__GIVEN DATA__:

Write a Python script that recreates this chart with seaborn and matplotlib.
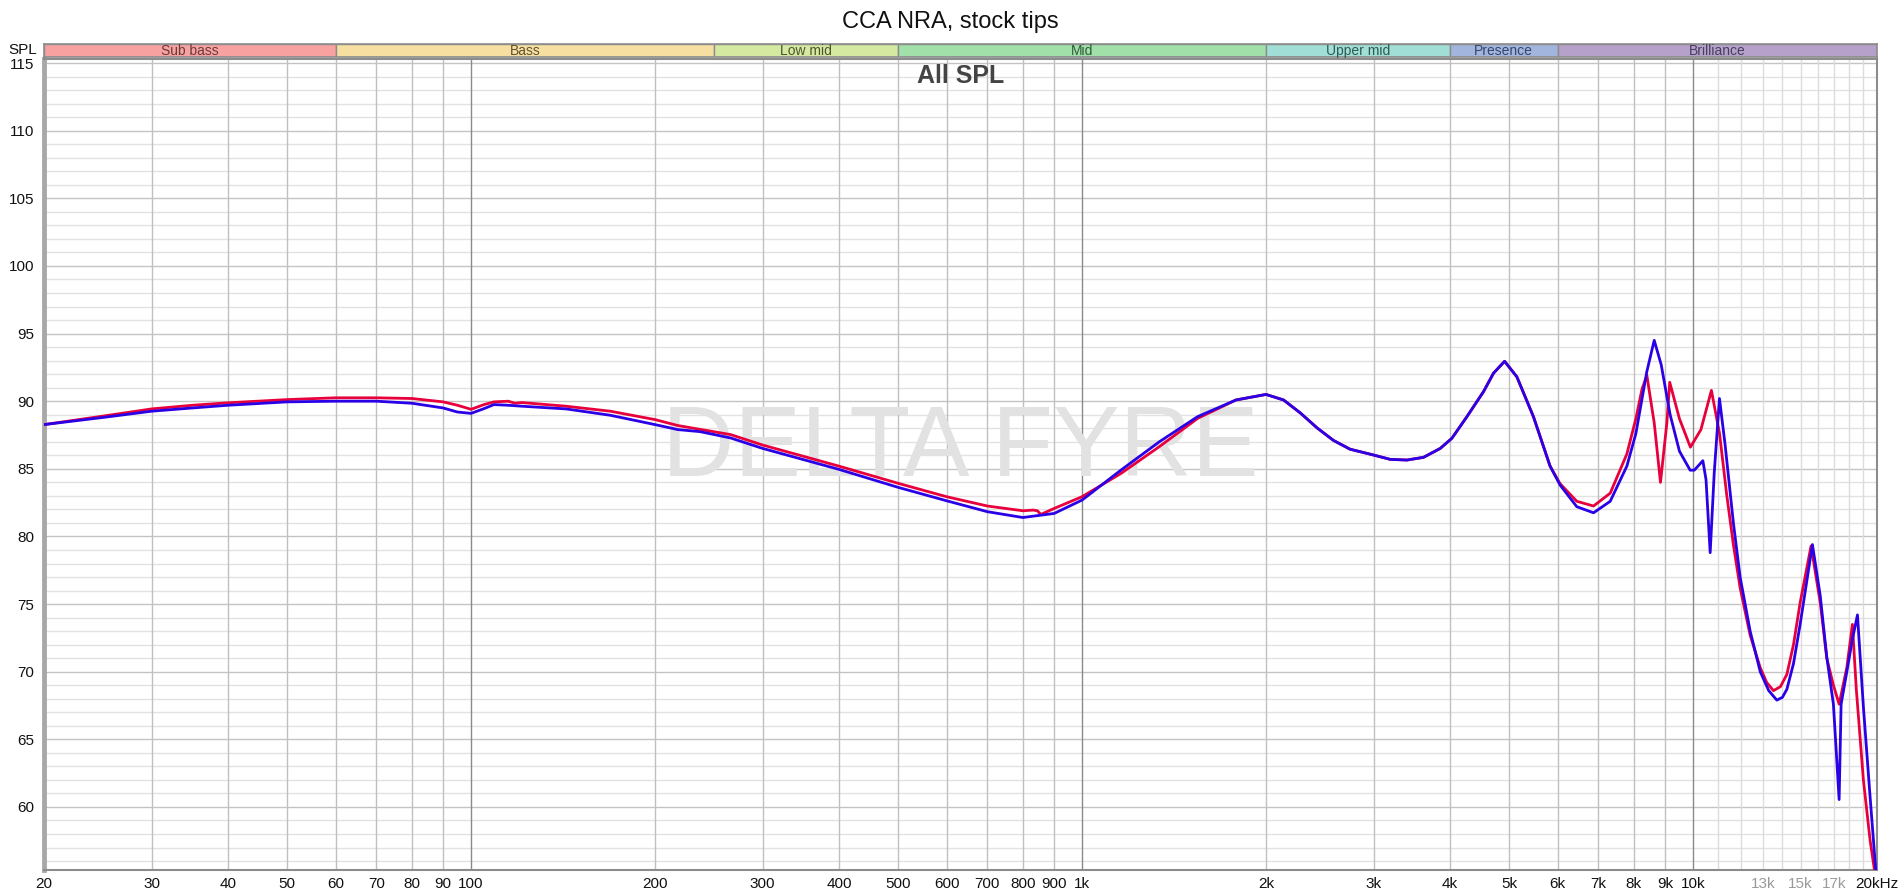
import numpy as np
import pandas as pd
import matplotlib
matplotlib.use("Agg")
import matplotlib.pyplot as plt
import seaborn as sns

# === Data ===
red_freq = [20, 25, 30, 35, 40, 50, 60, 70, 80, 90, 95, 100, 105, 109, 115, 118, 121,
            143, 169, 200, 218, 237, 266, 300, 400, 500, 600, 700, 800, 832, 845, 856,
            900, 1000, 1159, 1338, 1546, 1786, 2000, 2137, 2275, 2424, 2579, 2746, 3000,
            3193, 3401, 3621, 3857, 4030, 4265, 4540, 4714, 4915, 5148, 5480, 5834, 6058,
            6452, 6872, 7318, 7792, 8060, 8250, 8402, 8638, 8844, 9060, 9158, 9500, 9900,
            10300, 10716, 11050, 11350, 11640, 11940, 12400, 12880, 13200, 13540, 13900,
            14240, 14600, 14970, 15600, 16150, 16550, 16970, 17340, 17850, 18230, 18500,
            19000, 19490, 19800, 20000]
red_spl = [88.27, 88.9, 89.43, 89.7, 89.88, 90.12, 90.25, 90.25, 90.2, 89.95, 89.7, 89.4, 89.75,
           89.95, 90.0, 89.85, 89.9, 89.63, 89.26, 88.64, 88.2, 87.92, 87.53, 86.76, 85.2, 83.93,
           82.94, 82.25, 81.9, 81.95, 81.9, 81.63, 82.07, 82.94, 84.67, 86.64, 88.73, 90.09, 90.5,
           90.09, 89.14, 88.03, 87.1, 86.45, 86.02, 85.7, 85.65, 85.85, 86.51, 87.26, 88.86, 90.71,
           92.07, 92.95, 91.8, 88.85, 85.2, 83.9, 82.6, 82.25, 83.2, 86.1, 88.7, 90.9, 91.9, 88.4,
           84.0, 88.4, 91.4, 88.7, 86.6, 87.9, 90.8, 87.6, 83.1, 79.4, 76.2, 72.7, 70.3, 69.2,
           68.6, 68.9, 69.8, 72.0, 75.1, 79.3, 75.1, 71.0, 69.0, 67.6, 70.3, 73.5, 68.7, 62.0,
           57.5, 55.4, 55.0]

blue_freq = [20, 25, 30, 35, 40, 50, 60, 70, 80, 90, 95, 100, 105, 109, 115, 121, 143, 169,
             200, 218, 237, 266, 300, 400, 500, 600, 700, 800, 900, 1000, 1159, 1338, 1546,
             1786, 2000, 2137, 2275, 2424, 2579, 2746, 3000, 3193, 3401, 3621, 3857, 4030,
             4265, 4540, 4714, 4915, 5148, 5480, 5834, 6058, 6452, 6872, 7318, 7792, 8060,
             8402, 8638, 8868, 9172, 9500, 9890, 10046, 10376, 10500, 10666, 10830, 11046,
             11282, 11641, 11940, 12400, 12880, 13300, 13710, 14000, 14240, 14600, 14970,
             15680, 16150, 16550, 16970, 17340, 17470, 17850, 18230, 18580, 19000, 19490,
             19900, 20000]
blue_spl = [88.27, 88.8, 89.26, 89.5, 89.7, 89.95, 90.0, 90.0, 89.85, 89.5, 89.2, 89.1, 89.45,
            89.75, 89.7, 89.63, 89.43, 88.96, 88.27, 87.9, 87.75, 87.28, 86.51, 84.96, 83.63,
            82.64, 81.83, 81.4, 81.7, 82.69, 84.92, 87.0, 88.86, 90.09, 90.5, 90.09, 89.14,
            88.03, 87.1, 86.45, 86.02, 85.7, 85.65, 85.85, 86.51, 87.26, 88.86, 90.71, 92.07,
            92.95, 91.8, 88.85, 85.2, 83.8, 82.2, 81.75, 82.6, 85.2, 87.6, 92.2, 94.5, 92.7,
            89.0, 86.3, 84.9, 84.9, 85.6, 84.2, 78.8, 84.7, 90.2, 86.8, 81.0, 77.0, 73.0, 70.0,
            68.6, 67.9, 68.1, 68.7, 70.6, 73.5, 79.4, 75.6, 71.1, 67.6, 60.55, 67.6, 70.0, 72.4,
            74.2, 67.4, 60.7, 55.4, 55.0]

band_names = ["Sub bass", "Bass", "Low mid", "Mid", "Upper mid", "Presence", "Brilliance"]
band_edges = [20, 60, 250, 500, 2000, 4000, 6000, 20000]
band_colors = ["#F7A1A1", "#F7DFA1", "#D5E9A1", "#A1E1A9", "#A1DED6", "#A1B5DD", "#B5A1C9"]
band_text = ["#6A3A3A", "#5E5230", "#4A5630", "#335A3A", "#2F5A55", "#36456A", "#4A3E5E"]

x_ticks = [20, 30, 40, 50, 60, 70, 80, 90, 100, 200, 300, 400, 500, 600, 700, 800, 900,
           1000, 2000, 3000, 4000, 5000, 6000, 7000, 8000, 9000, 10000, 13000, 15000, 17000, 20000]
x_labels = ["20", "30", "40", "50", "60", "70", "80", "90", "100", "200", "300", "400", "500",
            "600", "700", "800", "900", "1k", "2k", "3k", "4k", "5k", "6k", "7k", "8k", "9k",
            "10k", "13k", "15k", "17k", "20kHz"]
y_ticks = list(range(60, 116, 5))

df = pd.concat([
    pd.DataFrame({"freq": red_freq, "spl": red_spl, "series": "red"}),
    pd.DataFrame({"freq": blue_freq, "spl": blue_spl, "series": "blue"}),
])

# === Style ===
sns.set_style("white")
narrow = ["Liberation Sans Narrow", "Liberation Sans", "DejaVu Sans"]
plt.rcParams["font.family"] = ["Liberation Sans", "DejaVu Sans"]

W, H = 1900, 896
fig = plt.figure(figsize=(19, 8.96), dpi=100)
ax = fig.add_axes([44 / W, 1 - 870 / H, (1877 - 44) / W, (870 - 59) / H])
band_ax = fig.add_axes([44 / W, 1 - 57 / H, (1877 - 44) / W, 13 / H])

# grid
for v in np.arange(56, 116, 1):
    major = v % 5 == 0
    ax.axhline(v, color="#C4C4C4" if major else "#E2E2E2", lw=1.0, zorder=0)
grid_x = list(range(30, 100, 10)) + list(range(200, 1000, 100)) + list(range(2000, 10000, 1000))
for f in grid_x:
    ax.axvline(f, color="#C0C0C0", lw=1.0, zorder=0)
for f in range(11000, 20000, 1000):
    ax.axvline(f, color="#DCDCDC", lw=1.0, zorder=0)
for f in [100, 1000, 10000]:
    ax.axvline(f, color="#8A8A8A", lw=1.0, zorder=0)

ax.text(0.5, 0.518, "DELTA FYRE", transform=ax.transAxes, ha="center", va="center",
        fontsize=72, color="#E2E2E2", zorder=0.5)
ax.text(0.5, 0.979, "All SPL", transform=ax.transAxes, ha="center", va="center",
        fontsize=18, fontweight="bold", color="#444444")

sns.lineplot(data=df, x="freq", y="spl", hue="series", palette={"red": "#E8003C", "blue": "#2A00E6"},
             estimator=None, sort=False, legend=False, lw=2.0, ax=ax, zorder=3)

ax.set_xscale("log")
ax.set_xlim(20, 20000)
ax.set_ylim(55.34, 115.3)
ax.set_xticks(x_ticks)
ax.set_xticklabels(x_labels)
ax.minorticks_off()
ax.set_yticks(y_ticks)
ax.set_xlabel("")
ax.set_ylabel("")
ax.tick_params(axis="both", length=0, labelsize=11, colors="#111111")
ax.tick_params(axis="y", pad=7)
ax.tick_params(axis="x", pad=5)
for lab in ax.get_xticklabels() + ax.get_yticklabels():
    lab.set_family(narrow)
for lab in ax.get_xticklabels():
    if lab.get_text() in ("13k", "15k", "17k"):
        lab.set_color("#9A9A9A")
for side in ["top", "right", "bottom"]:
    ax.spines[side].set_color("#8C8C8C")
    ax.spines[side].set_linewidth(1.5)
ax.spines["left"].set_color("#A8A8A8")
ax.spines["left"].set_linewidth(3.5)

# frequency band bar
band_ax.set_xscale("log")
band_ax.set_xlim(20, 20000)
band_ax.set_ylim(0, 1)
for name, lo, hi, c, tc in zip(band_names, band_edges[:-1], band_edges[1:], band_colors, band_text):
    band_ax.axvspan(lo, hi, color=c, ec="#8C8C8C", lw=1.0)
    band_ax.text(np.sqrt(lo * hi), 0.45, name, ha="center", va="center", fontsize=10,
                 color=tc, family=narrow)
band_ax.set_xticks([])
band_ax.set_yticks([])
band_ax.minorticks_off()
for s in band_ax.spines.values():
    s.set_color("#8C8C8C")
    s.set_linewidth(1.2)

fig.text(0.5, 1 - 22 / H, "CCA NRA, stock tips", ha="center", va="center", fontsize=17, color="#111111")
fig.text(37 / W, 1 - 50 / H, "SPL", ha="right", va="center", fontsize=11, family=narrow, color="#111111")

fig.savefig("out.png", dpi=100)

__GIVEN EXERCISE__: Make an exact copy of the lines from the top of the material through the line with "import seaborn as sns", pictures excluded.

__THE COMPLETED TASK__:
Write a Python script that recreates this chart with seaborn and matplotlib.
import numpy as np
import pandas as pd
import matplotlib
matplotlib.use("Agg")
import matplotlib.pyplot as plt
import seaborn as sns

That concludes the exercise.